How Notepad went from plain text to AI text engine
Notepad has been around since Windows 1.0, but the last two years have rewritten its job description. Microsoft added tabs, spell check, dark mode, and basic formatting. Then, in early 2024, Notepad gained cloud‑based Copilot integration: Rewrite, Summarize, and Explain. Those features required a Microsoft account and, eventually, a subscription or credit system in some regions. They worked well but were tethered to the cloud.
Behind the scenes, Microsoft was building a new class of PC: Copilot+. Launched in mid‑2024, the concept pairs Windows 11 with NPUs that can run optimized local models for search, creative apps, and now Notepad. The company wanted an answer to Apple’s Neural Engine and Google’s TPU‑backed Pixel features, and it needed a consistent hardware floor to make on‑device AI feel snappy.
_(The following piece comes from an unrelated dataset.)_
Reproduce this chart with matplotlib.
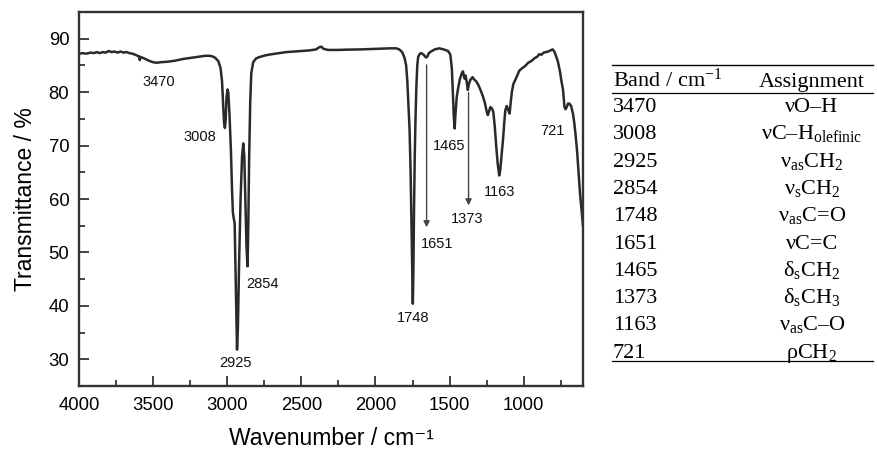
import matplotlib
matplotlib.use("Agg")
import matplotlib.pyplot as plt

plt.rcParams['font.family'] = ['Liberation Sans', 'DejaVu Sans']
plt.rcParams['mathtext.fontset'] = 'custom'
plt.rcParams['mathtext.rm'] = 'Liberation Serif'
plt.rcParams['mathtext.it'] = 'Liberation Serif:italic'
plt.rcParams['mathtext.bf'] = 'Liberation Serif:bold'

# ---- spectrum data ----
wavenumber = [4000, 3975, 3950, 3920, 3900, 3880, 3860, 3840, 3820, 3800, 3780, 3760, 3740,
              3720, 3700, 3680, 3660, 3640, 3620, 3605, 3595, 3590, 3585, 3560, 3530, 3500,
              3475, 3450, 3400, 3350, 3300, 3250, 3200, 3150, 3120, 3100, 3080, 3060, 3045,
              3035, 3028, 3022, 3016, 3010, 3005, 2998, 2993, 2985, 2975, 2968, 2962, 2957,
              2950, 2942, 2934, 2928, 2920, 2910, 2900, 2892, 2885, 2878, 2870, 2863, 2858,
              2852, 2845, 2838, 2825, 2806, 2780, 2740, 2700, 2650, 2600, 2500, 2450, 2400,
              2380, 2365, 2350, 2320, 2250, 2200, 2100, 2000, 1900, 1860, 1840, 1820, 1805,
              1793, 1785, 1778, 1770, 1763, 1757, 1752, 1748, 1744, 1740, 1735, 1730, 1724,
              1718, 1712, 1700, 1690, 1675, 1660, 1651, 1640, 1625, 1600, 1570, 1540, 1510,
              1495, 1485, 1478, 1472, 1466, 1460, 1452, 1444, 1430, 1418, 1410, 1403, 1398,
              1392, 1385, 1377, 1370, 1360, 1345, 1335, 1320, 1305, 1290, 1275, 1262, 1250,
              1242, 1233, 1225, 1215, 1205, 1195, 1185, 1175, 1165, 1158, 1150, 1140, 1132,
              1124, 1115, 1108, 1100, 1095, 1088, 1080, 1070, 1050, 1030, 1010, 990, 970,
              955, 940, 925, 910, 895, 880, 865, 850, 835, 820, 805, 795, 785, 770, 755, 745,
              735, 725, 718, 710, 700, 690, 680, 668, 660, 650, 640, 630, 620, 610, 600]
transmittance = [87.2, 87.3, 87.2, 87.4, 87.3, 87.5, 87.3, 87.5, 87.4, 87.7, 87.5, 87.6, 87.4,
                 87.6, 87.4, 87.5, 87.3, 87.2, 87.0, 86.8, 86.7, 86.0, 86.6, 86.3, 85.9, 85.6,
                 85.5, 85.6, 85.7, 85.9, 86.2, 86.4, 86.6, 86.8, 86.8, 86.7, 86.4, 85.8, 84.5,
                 82.0, 78.0, 74.5, 73.3, 75.0, 79.0, 80.5, 80.0, 76.0, 69.0, 62.0, 57.5, 56.5,
                 55.5, 44.0, 31.8, 36.0, 48.0, 60.0, 68.0, 70.4, 68.0, 60.0, 51.0, 47.4, 55.0,
                 68.0, 78.0, 83.5, 85.6, 86.3, 86.6, 86.9, 87.1, 87.3, 87.5, 87.7, 87.8, 88.0,
                 88.4, 88.5, 88.1, 87.9, 87.9, 87.95, 88.0, 88.1, 88.2, 88.2, 88.0, 87.5, 86.5,
                 85.0, 82.0, 78.0, 73.0, 65.0, 55.0, 46.0, 40.4, 47.0, 58.0, 68.0, 75.0, 81.0,
                 85.0, 86.6, 87.2, 87.3, 87.0, 86.5, 86.6, 87.3, 87.6, 88.0, 88.2, 88.0, 87.7,
                 87.0, 84.5, 80.0, 75.5, 73.2, 76.0, 79.0, 80.5, 82.5, 83.5, 83.9, 83.0, 82.5,
                 83.1, 82.0, 80.4, 81.5, 82.3, 82.8, 82.4, 82.0, 81.3, 80.3, 79.2, 78.0, 76.4,
                 75.7, 76.5, 77.2, 77.0, 76.3, 73.5, 69.7, 66.5, 64.4, 65.5, 68.0, 71.0, 74.0,
                 76.6, 77.4, 77.0, 76.3, 76.0, 78.0, 80.0, 81.5, 82.7, 84.0, 84.5, 84.9, 85.5,
                 85.7, 86.0, 86.4, 86.6, 87.1, 87.0, 87.4, 87.5, 87.6, 87.8, 88.0, 87.7, 87.0,
                 85.8, 83.8, 82.0, 80.5, 77.2, 76.8, 77.2, 77.9, 77.8, 77.4, 76.0, 74.5, 72.0,
                 69.0, 65.0, 61.0, 58.0, 55.0]

# ---- peak labels ----
label_text = ['3470', '3008', '2925', '2854', '1748', '1651', '1465', '1373', '1163', '721']
label_x = [3464, 3182, 2947, 2761, 1745, 1584, 1500, 1380, 1164, 805]
label_y = [81.9, 71.6, 29.3, 44.0, 37.8, 51.6, 69.9, 56.3, 61.3, 72.7]

# ---- arrows (x, start y, end y) ----
arrow_x = [1655, 1372]
arrow_y0 = [85.1, 79.9]
arrow_y1 = [54.7, 58.8]

# ---- axis ticks ----
xticks = [4000, 3500, 3000, 2500, 2000, 1500, 1000]
yticks = [30, 40, 50, 60, 70, 80, 90]

# ---- table ----
table_header = ['Band / cm$^{\\mathrm{-1}}$', 'Assignment']
table_bands = ['3470', '3008', '2925', '2854', '1748', '1651', '1465', '1373', '1163', '721']
table_assign = ['νO–H', 'νC–H$_{\\mathrm{olefinic}}$', 'ν$_{\\mathrm{as}}$CH$_{\\mathrm{2}}$',
                'ν$_{\\mathrm{s}}$CH$_{\\mathrm{2}}$', 'ν$_{\\mathrm{as}}$C=O', 'νC=C',
                'δ$_{\\mathrm{s}}$CH$_{\\mathrm{2}}$', 'δ$_{\\mathrm{s}}$CH$_{\\mathrm{3}}$',
                'ν$_{\\mathrm{as}}$C–O', 'ρCH$_{\\mathrm{2}}$']

W, H = 877, 449
fig = plt.figure(figsize=(W / 100, H / 100), dpi=100)
ax = fig.add_axes([79 / W, 1 - 386 / H, (583 - 79) / W, (386 - 12) / H])

ax.plot(wavenumber, transmittance, color='#2a2a2a', lw=1.8, solid_joinstyle='round')
ax.set_xlim(4000, 600)
ax.set_ylim(25, 95)
ax.set_xticks(xticks)
ax.set_yticks(yticks)
ax.set_xticks([3750, 3250, 2750, 2250, 1750, 1250, 750], minor=True)
ax.set_yticks([35, 45, 55, 65, 75, 85], minor=True)
ax.tick_params(which='both', direction='in', top=False, right=False, color='#333333', width=1.3)
ax.tick_params(which='major', length=7)
ax.tick_params(which='minor', length=4)
ax.tick_params(axis='x', which='major', labelsize=13.3, pad=8)
ax.tick_params(axis='y', which='major', labelsize=13.3, pad=7)
for s in ax.spines.values():
    s.set_linewidth(1.7)
    s.set_color('#333333')

ax.set_xlabel('Wavenumber / cm⁻¹', fontsize=16.5, labelpad=9)
ax.set_ylabel('Transmittance / %', fontsize=16.5, labelpad=8)

for t, x, y in zip(label_text, label_x, label_y):
    ax.text(x, y, t, fontsize=10.5, ha='center', va='center', color='#111111')

for x, y0, y1 in zip(arrow_x, arrow_y0, arrow_y1):
    ax.annotate('', xy=(x, y1), xytext=(x, y0),
                arrowprops=dict(arrowstyle='-|>', color='#444444', lw=1.0,
                                mutation_scale=9, shrinkA=0, shrinkB=0))

# ---- table drawing ----
tl, tr = 612 / W, 873 / W
col1_x = 613 / W
col2_x = 812 / W
fs = 16
for yy, lw in [(65, 1.0), (93, 0.9), (361, 0.9)]:
    fig.add_artist(plt.Line2D([tl, tr], [1 - yy / H, 1 - yy / H], color='black', lw=lw))

base_off = 7
fig.text(col1_x, 1 - (80 + base_off) / H, table_header[0], fontsize=fs,
         family='Liberation Serif', ha='left', va='baseline')
fig.text(col2_x, 1 - (80 + base_off) / H, table_header[1], fontsize=fs,
         family='Liberation Serif', ha='center', va='baseline')
for i, (b, a) in enumerate(zip(table_bands, table_assign)):
    yc = 105 + 27.3 * i
    fig.text(col1_x, 1 - (yc + base_off) / H, b, fontsize=fs,
             family='Liberation Serif', ha='left', va='baseline')
    fig.text(col2_x, 1 - (yc + base_off) / H, a, fontsize=fs,
             family='Liberation Serif', ha='center', va='baseline')

fig.savefig('out.png', dpi=100)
The 40 TOPS threshold was chosen so that common tasks—rewriting, summarizing, generating—feel instantaneous, not like a loading spinner.
The Notepad update is the first time an inbox Windows app has delivered on that promise for plain‑text generation. It’s also a testbed: if users embrace local AI in a humble text editor, expect the same model‑switching approach to appear in Paint, Photos, and other utilities.
What to do right now
If you have a Copilot+ PC and don’t mind a little instability, you can test the feature today:
- Join the Windows Insider Program. Enroll your device in the Dev or Canary channel. (Canary gets features first but can be buggier.)
- Update Windows and Notepad. After joining, check for OS updates and also update Notepad from the Microsoft Store to make sure you have the latest version.
- Open Notepad and look for the Copilot icon in the toolbar. If you don’t see it, ensure your PC is recognized as a Copilot+ model (Settings > System > About should hint at the NPU).
- Try a local‑only task. Turn off Wi‑Fi or choose “Local model” from the dropdown, then type a prompt in Write or select text for Rewrite/Summarize.
Shortcut mappings and exact UI labels may vary across Insider builds. When in doubt, right‑click on text: the context menu will show the available AI commands.
If you’re not on the Insider track, sit tight. Microsoft typically moves these features from Canary to the general release channel within a few weeks or months, depending on feedback and stability. Also, watch for an official hardware compatibility list—not every device with an NPU meets the 40 TOPS bar, so double‑check before you buy.
Outlook: local AI becomes a Windows pillar
The Notepad update is more than a convenience. It signals that Microsoft sees on‑device AI as a common‑denominator feature for Windows 11, not just a premium add‑on. In the long run, this hybrid approach—local for privacy and speed, cloud for power—could define how we interact with all types of content on a PC. The next logical steps: tighter integration with File Explorer for local document summarization, or a system‑wide rewrite tool that works in any text field.
For now, the practical takeaway is clear: if you want the newest AI features without surrendering your text to a server, a Copilot+ PC is the entry ticket. And Notepad, of all apps, is the one handing it out.